** Start DATA FOR THIS EXERCISE **

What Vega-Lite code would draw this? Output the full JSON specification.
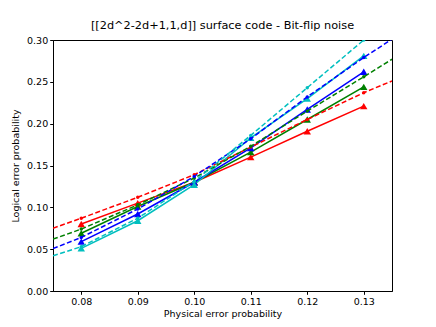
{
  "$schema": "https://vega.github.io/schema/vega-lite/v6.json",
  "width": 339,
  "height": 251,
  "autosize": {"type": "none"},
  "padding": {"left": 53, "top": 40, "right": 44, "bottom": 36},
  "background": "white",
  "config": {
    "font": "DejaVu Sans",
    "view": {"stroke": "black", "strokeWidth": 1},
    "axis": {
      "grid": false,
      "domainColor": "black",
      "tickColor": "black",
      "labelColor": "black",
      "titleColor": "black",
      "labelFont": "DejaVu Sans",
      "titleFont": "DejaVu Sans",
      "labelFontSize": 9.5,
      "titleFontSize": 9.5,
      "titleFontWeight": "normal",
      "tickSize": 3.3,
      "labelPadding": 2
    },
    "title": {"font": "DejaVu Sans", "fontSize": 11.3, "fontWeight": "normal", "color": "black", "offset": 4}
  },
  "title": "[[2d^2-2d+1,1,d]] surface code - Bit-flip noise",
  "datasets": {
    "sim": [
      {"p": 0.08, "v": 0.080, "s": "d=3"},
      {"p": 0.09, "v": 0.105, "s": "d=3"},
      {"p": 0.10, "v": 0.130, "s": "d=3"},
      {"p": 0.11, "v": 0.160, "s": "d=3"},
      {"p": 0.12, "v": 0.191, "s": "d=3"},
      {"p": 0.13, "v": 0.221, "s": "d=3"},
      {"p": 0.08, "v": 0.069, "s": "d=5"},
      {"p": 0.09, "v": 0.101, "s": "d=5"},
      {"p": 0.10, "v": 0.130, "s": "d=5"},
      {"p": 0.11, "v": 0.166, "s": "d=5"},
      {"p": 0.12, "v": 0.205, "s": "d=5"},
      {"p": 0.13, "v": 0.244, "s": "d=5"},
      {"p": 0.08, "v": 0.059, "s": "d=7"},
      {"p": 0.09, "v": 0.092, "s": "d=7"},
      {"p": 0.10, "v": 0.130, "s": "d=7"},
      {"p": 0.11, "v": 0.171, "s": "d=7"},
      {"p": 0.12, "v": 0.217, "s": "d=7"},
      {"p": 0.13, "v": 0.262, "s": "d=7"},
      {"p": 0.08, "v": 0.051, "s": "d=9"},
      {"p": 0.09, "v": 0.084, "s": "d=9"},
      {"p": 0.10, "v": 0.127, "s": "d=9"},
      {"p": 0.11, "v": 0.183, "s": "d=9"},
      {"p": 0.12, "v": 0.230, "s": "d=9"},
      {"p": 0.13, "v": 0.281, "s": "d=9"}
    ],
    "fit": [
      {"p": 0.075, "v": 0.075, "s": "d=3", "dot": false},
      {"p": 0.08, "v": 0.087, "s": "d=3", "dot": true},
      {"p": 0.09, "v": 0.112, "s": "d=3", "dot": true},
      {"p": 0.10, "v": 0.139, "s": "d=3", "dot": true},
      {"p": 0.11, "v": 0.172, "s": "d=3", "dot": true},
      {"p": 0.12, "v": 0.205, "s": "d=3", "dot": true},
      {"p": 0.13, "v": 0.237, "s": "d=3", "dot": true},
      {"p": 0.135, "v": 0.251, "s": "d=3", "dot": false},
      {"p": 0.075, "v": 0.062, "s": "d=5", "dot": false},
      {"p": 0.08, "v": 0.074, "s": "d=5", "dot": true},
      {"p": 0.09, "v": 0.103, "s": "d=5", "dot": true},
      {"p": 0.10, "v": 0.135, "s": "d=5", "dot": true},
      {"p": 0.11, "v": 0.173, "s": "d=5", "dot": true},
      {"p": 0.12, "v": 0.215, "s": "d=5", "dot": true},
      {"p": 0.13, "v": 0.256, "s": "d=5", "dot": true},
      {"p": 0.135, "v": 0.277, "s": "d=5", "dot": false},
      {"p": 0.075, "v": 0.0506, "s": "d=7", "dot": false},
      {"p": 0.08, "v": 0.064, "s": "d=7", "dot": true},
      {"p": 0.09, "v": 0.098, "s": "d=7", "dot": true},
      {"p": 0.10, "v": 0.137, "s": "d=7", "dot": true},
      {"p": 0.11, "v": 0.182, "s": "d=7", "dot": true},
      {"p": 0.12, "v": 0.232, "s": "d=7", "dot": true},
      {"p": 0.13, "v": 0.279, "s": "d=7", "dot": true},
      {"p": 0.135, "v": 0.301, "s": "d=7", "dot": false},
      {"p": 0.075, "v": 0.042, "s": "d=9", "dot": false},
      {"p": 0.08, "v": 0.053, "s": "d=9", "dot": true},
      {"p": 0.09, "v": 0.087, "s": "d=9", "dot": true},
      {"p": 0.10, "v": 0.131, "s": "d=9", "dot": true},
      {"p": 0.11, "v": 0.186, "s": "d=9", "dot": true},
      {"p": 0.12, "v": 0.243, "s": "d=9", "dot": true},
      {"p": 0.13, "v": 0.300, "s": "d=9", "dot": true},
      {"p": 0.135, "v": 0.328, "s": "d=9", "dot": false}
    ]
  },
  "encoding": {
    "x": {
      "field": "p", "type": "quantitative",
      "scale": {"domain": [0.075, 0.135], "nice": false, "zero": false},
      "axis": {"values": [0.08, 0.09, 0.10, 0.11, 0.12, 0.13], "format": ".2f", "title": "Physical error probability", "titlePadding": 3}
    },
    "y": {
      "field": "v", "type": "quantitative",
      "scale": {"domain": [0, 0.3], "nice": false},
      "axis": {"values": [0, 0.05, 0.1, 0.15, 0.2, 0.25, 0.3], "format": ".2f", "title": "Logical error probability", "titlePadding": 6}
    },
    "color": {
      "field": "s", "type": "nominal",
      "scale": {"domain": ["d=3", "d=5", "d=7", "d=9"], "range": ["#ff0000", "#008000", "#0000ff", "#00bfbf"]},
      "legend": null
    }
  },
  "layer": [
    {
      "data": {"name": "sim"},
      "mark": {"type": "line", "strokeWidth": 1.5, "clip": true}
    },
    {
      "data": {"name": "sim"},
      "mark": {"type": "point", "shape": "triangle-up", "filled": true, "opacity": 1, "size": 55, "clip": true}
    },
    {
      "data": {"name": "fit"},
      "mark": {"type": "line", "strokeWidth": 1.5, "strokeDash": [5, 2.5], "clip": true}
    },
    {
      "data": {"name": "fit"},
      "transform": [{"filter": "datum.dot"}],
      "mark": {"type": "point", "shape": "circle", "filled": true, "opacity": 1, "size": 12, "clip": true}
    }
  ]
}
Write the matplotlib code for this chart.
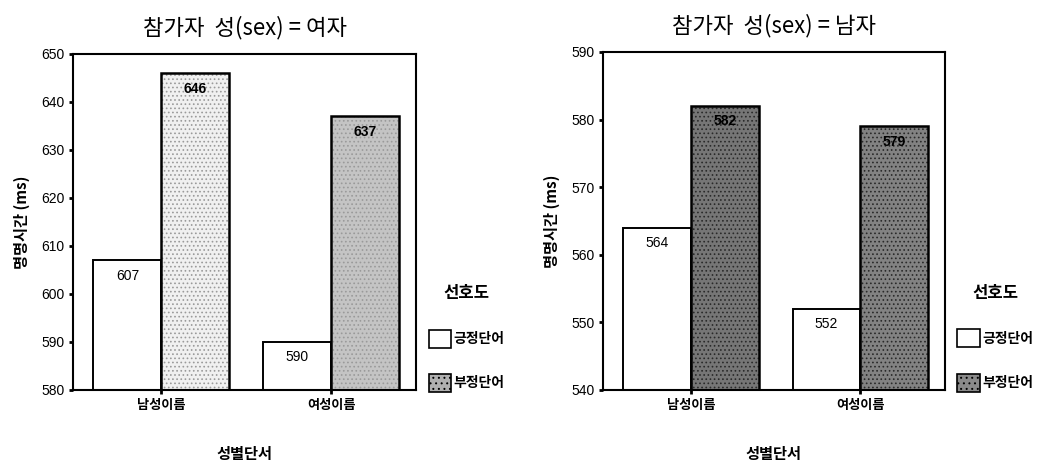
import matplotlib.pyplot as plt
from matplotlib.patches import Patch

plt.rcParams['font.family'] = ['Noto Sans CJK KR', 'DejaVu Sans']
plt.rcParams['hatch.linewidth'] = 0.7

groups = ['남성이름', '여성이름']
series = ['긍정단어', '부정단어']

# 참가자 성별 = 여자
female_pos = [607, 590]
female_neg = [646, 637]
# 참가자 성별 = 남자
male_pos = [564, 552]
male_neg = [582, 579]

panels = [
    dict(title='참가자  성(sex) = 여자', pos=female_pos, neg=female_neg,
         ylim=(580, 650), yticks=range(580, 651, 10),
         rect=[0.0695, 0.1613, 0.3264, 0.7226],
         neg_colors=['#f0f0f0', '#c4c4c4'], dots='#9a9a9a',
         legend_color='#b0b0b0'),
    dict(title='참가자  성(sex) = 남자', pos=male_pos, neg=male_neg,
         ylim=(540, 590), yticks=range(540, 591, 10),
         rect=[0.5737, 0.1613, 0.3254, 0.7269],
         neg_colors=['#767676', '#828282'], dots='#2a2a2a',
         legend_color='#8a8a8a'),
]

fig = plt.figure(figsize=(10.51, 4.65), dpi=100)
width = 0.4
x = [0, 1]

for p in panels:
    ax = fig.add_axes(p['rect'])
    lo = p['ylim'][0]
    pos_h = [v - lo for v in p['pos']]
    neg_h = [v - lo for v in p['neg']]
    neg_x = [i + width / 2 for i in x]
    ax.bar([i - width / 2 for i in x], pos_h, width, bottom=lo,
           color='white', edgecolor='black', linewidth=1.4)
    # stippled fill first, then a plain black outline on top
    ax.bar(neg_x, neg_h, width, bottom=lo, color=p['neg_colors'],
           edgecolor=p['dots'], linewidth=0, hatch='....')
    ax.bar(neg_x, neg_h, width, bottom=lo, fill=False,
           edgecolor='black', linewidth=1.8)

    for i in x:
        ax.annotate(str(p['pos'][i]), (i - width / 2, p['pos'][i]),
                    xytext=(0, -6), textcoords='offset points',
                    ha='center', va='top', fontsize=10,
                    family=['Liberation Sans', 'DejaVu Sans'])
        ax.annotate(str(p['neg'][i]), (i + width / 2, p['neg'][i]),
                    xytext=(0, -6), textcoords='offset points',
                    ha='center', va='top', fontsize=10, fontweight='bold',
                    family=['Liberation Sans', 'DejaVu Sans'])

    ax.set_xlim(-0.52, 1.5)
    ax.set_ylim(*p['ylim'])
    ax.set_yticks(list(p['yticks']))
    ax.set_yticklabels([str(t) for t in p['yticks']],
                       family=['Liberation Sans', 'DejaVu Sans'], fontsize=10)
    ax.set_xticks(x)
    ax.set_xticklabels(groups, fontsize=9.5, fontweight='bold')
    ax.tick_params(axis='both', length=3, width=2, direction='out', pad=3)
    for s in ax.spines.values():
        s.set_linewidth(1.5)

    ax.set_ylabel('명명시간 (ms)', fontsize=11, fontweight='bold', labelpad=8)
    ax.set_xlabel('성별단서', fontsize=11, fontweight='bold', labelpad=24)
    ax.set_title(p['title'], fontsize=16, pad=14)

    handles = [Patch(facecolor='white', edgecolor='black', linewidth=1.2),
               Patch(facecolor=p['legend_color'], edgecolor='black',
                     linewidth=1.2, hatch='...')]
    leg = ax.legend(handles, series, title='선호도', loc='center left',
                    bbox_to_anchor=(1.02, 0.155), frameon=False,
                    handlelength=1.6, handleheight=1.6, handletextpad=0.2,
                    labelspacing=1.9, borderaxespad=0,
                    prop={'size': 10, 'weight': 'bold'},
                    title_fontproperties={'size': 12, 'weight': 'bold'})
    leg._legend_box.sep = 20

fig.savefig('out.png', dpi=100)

** End DATA FOR THIS EXERCISE **

### TASK STATEMENT
Make an exact copy of the lines from the one holding "Write the matplotlib code for this chart." through the one holding "male_neg = [582, 579]", end lines included, without the pictures.

### OUTPUT FOR THIS TASK
Write the matplotlib code for this chart.
import matplotlib.pyplot as plt
from matplotlib.patches import Patch

plt.rcParams['font.family'] = ['Noto Sans CJK KR', 'DejaVu Sans']
plt.rcParams['hatch.linewidth'] = 0.7

groups = ['남성이름', '여성이름']
series = ['긍정단어', '부정단어']

# 참가자 성별 = 여자
female_pos = [607, 590]
female_neg = [646, 637]
# 참가자 성별 = 남자
male_pos = [564, 552]
male_neg = [582, 579]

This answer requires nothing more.